→ Aim of the exercise: Copy nothing but the part that opens with the line containing "Reproduce this chart with D3.js." and closes with the line containing "measles cases in". Do not include pictures.
-- START Data shown --
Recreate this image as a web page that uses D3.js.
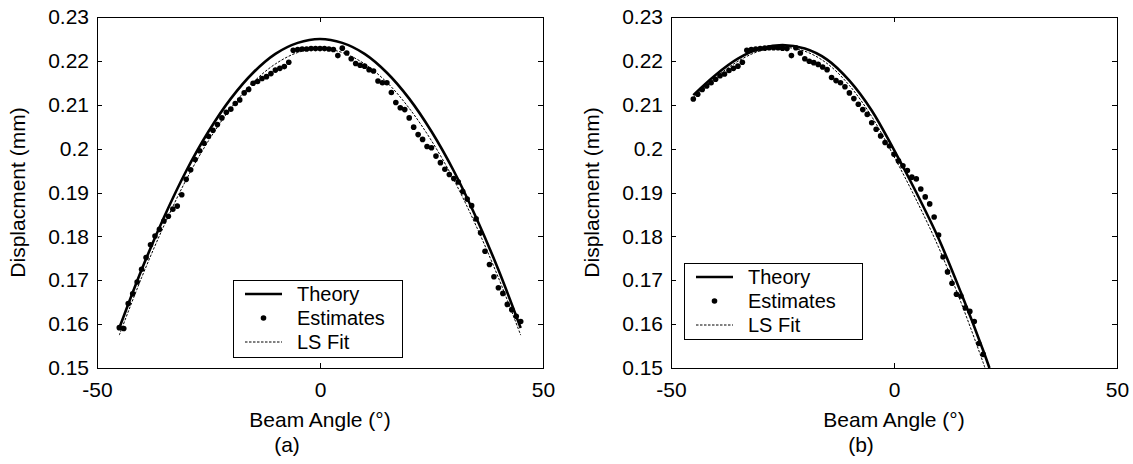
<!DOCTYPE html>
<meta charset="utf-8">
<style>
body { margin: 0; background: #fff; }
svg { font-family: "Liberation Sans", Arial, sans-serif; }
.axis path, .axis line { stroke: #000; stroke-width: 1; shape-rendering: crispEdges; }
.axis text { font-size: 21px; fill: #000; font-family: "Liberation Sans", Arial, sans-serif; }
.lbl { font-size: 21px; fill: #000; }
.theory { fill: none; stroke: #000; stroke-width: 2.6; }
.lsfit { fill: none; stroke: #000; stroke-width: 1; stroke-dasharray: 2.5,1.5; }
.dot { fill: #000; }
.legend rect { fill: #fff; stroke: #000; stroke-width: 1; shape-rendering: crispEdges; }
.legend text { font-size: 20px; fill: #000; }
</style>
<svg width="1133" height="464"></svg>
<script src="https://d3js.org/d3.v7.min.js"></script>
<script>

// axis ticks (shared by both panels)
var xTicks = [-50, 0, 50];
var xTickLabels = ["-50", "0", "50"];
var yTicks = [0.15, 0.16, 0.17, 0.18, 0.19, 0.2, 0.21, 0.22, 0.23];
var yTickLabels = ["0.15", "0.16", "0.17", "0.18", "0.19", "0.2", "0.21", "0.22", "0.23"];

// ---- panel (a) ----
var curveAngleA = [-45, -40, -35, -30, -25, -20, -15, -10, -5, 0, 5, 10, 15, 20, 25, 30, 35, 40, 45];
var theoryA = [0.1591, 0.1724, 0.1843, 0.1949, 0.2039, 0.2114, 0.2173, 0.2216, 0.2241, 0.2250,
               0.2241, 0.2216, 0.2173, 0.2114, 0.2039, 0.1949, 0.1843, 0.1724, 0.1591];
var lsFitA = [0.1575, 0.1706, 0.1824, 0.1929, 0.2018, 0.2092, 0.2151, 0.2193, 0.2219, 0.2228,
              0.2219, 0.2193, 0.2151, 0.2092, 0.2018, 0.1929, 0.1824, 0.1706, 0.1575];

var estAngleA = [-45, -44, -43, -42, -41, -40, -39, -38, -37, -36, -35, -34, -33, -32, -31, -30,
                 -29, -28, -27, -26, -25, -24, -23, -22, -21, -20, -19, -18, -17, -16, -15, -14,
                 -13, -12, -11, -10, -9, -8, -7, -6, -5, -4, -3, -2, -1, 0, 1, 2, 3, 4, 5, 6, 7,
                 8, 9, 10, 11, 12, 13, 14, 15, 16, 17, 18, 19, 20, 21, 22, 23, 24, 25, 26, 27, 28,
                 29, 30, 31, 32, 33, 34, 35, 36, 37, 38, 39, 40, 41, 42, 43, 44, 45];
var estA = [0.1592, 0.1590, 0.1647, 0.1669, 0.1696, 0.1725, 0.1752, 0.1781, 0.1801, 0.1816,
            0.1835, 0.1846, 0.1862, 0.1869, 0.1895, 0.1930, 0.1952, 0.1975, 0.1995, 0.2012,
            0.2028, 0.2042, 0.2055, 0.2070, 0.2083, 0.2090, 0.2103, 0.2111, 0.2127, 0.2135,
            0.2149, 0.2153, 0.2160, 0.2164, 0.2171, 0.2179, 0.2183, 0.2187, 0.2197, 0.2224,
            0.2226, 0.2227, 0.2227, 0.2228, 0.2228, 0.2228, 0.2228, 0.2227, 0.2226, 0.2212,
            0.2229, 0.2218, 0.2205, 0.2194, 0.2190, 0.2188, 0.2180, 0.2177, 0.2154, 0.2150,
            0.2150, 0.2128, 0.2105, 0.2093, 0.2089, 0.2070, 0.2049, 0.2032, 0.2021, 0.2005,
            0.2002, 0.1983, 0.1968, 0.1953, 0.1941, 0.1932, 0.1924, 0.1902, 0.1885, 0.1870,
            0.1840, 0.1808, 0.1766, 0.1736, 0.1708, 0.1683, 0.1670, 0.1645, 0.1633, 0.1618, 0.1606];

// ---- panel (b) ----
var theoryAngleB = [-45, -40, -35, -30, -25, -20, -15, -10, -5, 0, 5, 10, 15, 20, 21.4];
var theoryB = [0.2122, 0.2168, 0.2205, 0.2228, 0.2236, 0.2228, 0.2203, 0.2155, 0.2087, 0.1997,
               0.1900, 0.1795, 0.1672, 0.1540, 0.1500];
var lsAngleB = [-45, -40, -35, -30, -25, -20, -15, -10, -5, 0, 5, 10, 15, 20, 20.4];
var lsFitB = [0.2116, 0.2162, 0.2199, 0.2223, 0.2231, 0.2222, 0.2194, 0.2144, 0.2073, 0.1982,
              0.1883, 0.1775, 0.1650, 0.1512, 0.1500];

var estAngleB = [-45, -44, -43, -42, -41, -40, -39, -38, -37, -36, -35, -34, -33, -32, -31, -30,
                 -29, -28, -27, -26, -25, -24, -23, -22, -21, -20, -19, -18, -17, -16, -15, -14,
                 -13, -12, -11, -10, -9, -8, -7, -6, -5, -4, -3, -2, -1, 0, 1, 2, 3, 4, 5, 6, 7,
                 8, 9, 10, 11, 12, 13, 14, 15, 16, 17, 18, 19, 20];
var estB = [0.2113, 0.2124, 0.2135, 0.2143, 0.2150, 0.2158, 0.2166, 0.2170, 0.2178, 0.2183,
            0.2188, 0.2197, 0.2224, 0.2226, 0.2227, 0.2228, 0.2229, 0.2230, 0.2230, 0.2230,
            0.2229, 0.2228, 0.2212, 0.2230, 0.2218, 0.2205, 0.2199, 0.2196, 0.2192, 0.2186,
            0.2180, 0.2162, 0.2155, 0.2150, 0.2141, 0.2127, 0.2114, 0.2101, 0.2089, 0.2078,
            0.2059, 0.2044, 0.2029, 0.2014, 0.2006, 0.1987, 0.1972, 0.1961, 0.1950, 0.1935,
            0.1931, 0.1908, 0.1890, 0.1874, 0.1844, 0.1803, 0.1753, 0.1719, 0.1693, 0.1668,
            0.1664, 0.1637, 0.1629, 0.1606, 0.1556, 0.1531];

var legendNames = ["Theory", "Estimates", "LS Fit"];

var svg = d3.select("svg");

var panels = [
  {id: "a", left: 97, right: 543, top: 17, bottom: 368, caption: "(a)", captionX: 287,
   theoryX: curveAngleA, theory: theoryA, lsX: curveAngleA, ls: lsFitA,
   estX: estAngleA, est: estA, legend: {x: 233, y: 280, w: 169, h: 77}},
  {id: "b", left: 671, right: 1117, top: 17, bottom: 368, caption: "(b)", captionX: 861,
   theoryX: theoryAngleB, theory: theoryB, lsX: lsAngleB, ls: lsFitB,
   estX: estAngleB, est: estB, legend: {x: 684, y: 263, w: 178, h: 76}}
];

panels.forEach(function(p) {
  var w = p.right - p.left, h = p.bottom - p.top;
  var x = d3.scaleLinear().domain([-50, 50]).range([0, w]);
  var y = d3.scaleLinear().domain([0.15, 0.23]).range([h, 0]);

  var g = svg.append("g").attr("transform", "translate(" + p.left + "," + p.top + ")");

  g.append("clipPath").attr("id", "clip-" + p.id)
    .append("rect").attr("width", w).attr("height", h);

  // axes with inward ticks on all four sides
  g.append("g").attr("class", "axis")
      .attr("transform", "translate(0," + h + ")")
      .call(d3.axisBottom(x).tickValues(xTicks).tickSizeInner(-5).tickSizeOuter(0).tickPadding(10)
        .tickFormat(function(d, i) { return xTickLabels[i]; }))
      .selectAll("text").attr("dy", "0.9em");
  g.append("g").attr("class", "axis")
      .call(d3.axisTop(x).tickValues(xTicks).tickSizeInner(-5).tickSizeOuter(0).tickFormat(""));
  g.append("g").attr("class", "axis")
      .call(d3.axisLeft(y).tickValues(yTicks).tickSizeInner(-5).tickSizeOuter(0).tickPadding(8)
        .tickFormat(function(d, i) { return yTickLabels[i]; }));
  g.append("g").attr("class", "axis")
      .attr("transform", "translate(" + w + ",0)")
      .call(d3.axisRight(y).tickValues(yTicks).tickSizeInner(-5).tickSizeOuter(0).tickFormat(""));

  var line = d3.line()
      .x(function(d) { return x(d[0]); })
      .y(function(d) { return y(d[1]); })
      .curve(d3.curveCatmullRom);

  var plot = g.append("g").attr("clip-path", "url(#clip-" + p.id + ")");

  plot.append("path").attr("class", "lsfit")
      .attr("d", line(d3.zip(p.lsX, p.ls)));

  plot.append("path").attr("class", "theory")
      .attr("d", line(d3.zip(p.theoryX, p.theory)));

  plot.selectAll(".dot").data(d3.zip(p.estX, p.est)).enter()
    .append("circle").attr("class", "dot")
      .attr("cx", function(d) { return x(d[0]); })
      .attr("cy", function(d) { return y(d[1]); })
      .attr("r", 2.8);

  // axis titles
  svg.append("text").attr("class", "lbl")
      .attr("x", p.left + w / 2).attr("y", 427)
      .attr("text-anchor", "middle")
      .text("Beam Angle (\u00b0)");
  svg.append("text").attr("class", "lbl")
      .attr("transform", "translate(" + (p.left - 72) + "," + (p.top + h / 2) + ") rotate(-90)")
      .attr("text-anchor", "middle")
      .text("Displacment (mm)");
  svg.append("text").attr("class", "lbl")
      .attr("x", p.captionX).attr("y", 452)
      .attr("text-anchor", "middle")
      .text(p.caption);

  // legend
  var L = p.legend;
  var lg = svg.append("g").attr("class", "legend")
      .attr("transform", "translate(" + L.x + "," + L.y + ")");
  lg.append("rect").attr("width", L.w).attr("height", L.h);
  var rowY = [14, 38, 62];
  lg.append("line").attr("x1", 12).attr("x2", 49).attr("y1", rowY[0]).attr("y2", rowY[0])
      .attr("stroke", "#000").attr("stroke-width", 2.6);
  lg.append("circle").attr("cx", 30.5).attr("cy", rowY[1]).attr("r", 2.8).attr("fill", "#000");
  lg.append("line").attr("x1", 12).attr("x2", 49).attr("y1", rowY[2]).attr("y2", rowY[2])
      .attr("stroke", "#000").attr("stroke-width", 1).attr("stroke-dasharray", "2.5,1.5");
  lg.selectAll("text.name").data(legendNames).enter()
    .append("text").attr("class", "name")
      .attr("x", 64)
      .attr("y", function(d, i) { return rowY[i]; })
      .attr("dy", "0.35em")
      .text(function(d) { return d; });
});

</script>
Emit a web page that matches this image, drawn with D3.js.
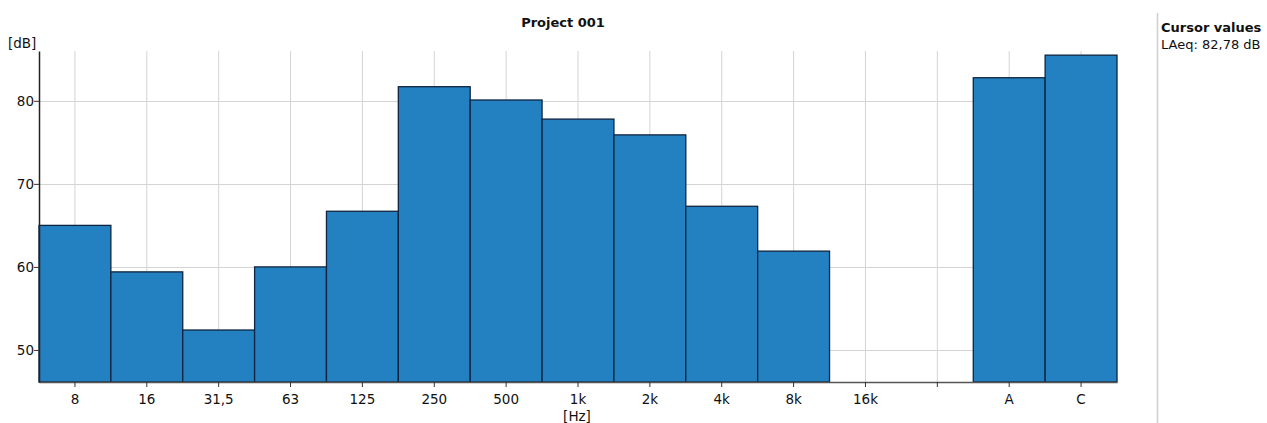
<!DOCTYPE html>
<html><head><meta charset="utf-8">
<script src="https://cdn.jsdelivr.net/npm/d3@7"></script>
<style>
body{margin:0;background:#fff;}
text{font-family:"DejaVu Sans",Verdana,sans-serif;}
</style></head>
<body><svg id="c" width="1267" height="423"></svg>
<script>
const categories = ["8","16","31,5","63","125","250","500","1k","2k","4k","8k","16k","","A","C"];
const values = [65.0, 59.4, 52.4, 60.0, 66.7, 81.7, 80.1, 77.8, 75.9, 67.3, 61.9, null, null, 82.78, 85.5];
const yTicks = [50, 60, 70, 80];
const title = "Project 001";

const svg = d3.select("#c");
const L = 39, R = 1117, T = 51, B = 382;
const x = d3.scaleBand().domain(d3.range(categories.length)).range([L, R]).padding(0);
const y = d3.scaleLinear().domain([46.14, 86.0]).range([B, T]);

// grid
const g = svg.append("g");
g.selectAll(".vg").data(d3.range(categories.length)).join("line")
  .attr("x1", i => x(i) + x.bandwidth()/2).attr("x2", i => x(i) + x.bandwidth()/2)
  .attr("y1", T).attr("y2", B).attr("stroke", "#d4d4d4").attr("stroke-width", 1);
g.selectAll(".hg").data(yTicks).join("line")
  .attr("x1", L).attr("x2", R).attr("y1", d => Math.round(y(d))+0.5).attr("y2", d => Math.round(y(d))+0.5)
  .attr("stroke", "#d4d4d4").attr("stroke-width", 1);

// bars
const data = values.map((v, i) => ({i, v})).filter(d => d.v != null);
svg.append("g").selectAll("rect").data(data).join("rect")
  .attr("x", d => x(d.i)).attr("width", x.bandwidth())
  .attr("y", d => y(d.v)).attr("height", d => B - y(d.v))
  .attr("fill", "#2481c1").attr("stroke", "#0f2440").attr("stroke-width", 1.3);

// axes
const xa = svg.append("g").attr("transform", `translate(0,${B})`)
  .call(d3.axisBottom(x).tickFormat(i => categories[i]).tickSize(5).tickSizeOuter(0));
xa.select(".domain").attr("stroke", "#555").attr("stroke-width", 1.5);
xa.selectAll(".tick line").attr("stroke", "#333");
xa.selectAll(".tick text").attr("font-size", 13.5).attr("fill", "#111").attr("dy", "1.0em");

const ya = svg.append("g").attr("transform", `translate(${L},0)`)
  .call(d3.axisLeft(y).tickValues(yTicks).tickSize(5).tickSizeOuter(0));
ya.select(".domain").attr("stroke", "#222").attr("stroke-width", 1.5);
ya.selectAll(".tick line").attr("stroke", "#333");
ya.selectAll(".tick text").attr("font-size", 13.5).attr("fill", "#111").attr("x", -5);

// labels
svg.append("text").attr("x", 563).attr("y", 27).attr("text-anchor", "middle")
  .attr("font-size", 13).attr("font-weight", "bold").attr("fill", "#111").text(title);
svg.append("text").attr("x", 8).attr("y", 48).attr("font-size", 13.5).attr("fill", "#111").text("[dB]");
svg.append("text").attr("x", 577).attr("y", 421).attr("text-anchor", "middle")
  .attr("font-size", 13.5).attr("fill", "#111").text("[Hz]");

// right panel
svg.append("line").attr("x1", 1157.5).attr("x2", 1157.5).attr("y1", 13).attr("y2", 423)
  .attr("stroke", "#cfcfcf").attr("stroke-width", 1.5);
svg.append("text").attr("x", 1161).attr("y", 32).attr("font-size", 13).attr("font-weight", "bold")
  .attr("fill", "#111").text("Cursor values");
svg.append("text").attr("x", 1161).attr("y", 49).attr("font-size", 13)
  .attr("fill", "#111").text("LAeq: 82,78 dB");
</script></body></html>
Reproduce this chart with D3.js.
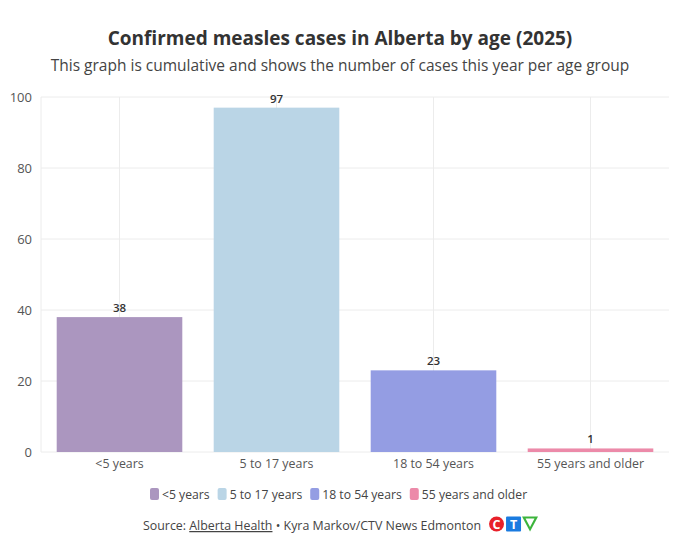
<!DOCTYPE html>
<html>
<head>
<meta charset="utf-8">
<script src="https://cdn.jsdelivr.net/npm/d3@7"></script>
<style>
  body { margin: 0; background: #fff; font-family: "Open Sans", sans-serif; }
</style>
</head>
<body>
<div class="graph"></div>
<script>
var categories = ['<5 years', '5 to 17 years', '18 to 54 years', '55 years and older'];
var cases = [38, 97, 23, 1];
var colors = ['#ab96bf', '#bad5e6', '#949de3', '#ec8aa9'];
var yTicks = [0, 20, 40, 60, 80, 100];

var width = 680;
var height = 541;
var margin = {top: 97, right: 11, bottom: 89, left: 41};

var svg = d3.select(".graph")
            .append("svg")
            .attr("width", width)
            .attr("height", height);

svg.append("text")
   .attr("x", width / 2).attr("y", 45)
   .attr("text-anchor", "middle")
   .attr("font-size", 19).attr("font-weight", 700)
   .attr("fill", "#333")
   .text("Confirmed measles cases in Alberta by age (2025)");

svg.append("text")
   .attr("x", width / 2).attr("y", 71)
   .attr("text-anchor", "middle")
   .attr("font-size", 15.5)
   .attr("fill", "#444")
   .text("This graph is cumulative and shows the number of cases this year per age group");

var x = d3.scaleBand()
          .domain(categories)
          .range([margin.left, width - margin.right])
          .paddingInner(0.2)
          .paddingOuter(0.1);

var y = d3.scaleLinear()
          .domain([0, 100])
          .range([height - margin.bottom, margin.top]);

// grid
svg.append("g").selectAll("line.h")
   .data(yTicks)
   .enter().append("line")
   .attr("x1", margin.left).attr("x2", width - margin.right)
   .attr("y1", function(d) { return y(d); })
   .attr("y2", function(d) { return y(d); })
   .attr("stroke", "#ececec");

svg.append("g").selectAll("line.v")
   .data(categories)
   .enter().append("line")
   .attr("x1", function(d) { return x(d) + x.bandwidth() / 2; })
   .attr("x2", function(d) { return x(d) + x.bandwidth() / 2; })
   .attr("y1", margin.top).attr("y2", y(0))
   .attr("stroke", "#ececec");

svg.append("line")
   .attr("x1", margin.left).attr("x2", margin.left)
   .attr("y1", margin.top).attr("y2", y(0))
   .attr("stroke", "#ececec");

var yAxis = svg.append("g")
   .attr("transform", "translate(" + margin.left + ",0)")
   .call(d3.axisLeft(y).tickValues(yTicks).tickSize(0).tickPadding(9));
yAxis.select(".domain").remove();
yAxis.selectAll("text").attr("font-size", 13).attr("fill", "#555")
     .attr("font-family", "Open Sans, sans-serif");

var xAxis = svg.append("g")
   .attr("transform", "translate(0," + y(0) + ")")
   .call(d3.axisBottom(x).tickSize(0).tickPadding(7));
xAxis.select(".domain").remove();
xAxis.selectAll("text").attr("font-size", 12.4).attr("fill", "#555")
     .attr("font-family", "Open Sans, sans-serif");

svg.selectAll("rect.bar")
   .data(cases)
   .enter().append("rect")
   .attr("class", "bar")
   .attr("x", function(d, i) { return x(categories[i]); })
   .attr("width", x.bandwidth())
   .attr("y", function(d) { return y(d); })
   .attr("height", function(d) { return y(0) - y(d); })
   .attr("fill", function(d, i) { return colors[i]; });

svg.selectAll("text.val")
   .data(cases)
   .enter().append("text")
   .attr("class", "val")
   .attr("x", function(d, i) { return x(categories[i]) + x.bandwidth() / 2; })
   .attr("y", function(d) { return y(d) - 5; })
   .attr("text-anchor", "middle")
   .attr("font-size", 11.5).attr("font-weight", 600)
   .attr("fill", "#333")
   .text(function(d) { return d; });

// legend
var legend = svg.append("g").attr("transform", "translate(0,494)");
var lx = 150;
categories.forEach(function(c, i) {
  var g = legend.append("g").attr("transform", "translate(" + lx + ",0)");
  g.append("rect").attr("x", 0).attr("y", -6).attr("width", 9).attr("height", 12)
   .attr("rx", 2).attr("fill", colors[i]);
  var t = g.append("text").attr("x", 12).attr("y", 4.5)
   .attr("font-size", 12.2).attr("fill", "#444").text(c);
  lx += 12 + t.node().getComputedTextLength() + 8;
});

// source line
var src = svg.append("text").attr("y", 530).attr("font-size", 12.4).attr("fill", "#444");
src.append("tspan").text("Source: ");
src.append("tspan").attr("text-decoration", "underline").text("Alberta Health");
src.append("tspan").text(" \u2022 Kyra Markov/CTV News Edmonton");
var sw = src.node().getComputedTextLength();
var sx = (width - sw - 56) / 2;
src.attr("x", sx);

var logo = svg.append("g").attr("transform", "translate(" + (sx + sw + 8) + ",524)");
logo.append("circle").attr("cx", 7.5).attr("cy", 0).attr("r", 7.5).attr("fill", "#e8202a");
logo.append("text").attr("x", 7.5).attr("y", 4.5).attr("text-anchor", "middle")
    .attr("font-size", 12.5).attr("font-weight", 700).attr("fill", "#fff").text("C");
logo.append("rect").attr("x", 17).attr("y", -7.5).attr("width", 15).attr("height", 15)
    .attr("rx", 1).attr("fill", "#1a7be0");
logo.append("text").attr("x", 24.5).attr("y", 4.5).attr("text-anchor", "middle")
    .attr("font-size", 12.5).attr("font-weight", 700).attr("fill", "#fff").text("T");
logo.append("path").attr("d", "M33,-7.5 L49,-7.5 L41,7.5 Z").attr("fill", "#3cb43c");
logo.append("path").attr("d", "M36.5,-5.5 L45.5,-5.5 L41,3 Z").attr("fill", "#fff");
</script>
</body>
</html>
-- END Data shown --
→ Result of this exercise:
Reproduce this chart with D3.js.
<!DOCTYPE html>
<html>
<head>
<meta charset="utf-8">
<script src="https://cdn.jsdelivr.net/npm/d3@7"></script>
<style>
  body { margin: 0; background: #fff; font-family: "Open Sans", sans-serif; }
</style>
</head>
<body>
<div class="graph"></div>
<script>
var categories = ['<5 years', '5 to 17 years', '18 to 54 years', '55 years and older'];
var cases = [38, 97, 23, 1];
var colors = ['#ab96bf', '#bad5e6', '#949de3', '#ec8aa9'];
var yTicks = [0, 20, 40, 60, 80, 100];

var width = 680;
var height = 541;
var margin = {top: 97, right: 11, bottom: 89, left: 41};

var svg = d3.select(".graph")
            .append("svg")
            .attr("width", width)
            .attr("height", height);

svg.append("text")
   .attr("x", width / 2).attr("y", 45)
   .attr("text-anchor", "middle")
   .attr("font-size", 19).attr("font-weight", 700)
   .attr("fill", "#333")
   .text("Confirmed measles cases in Alberta by age (2025)");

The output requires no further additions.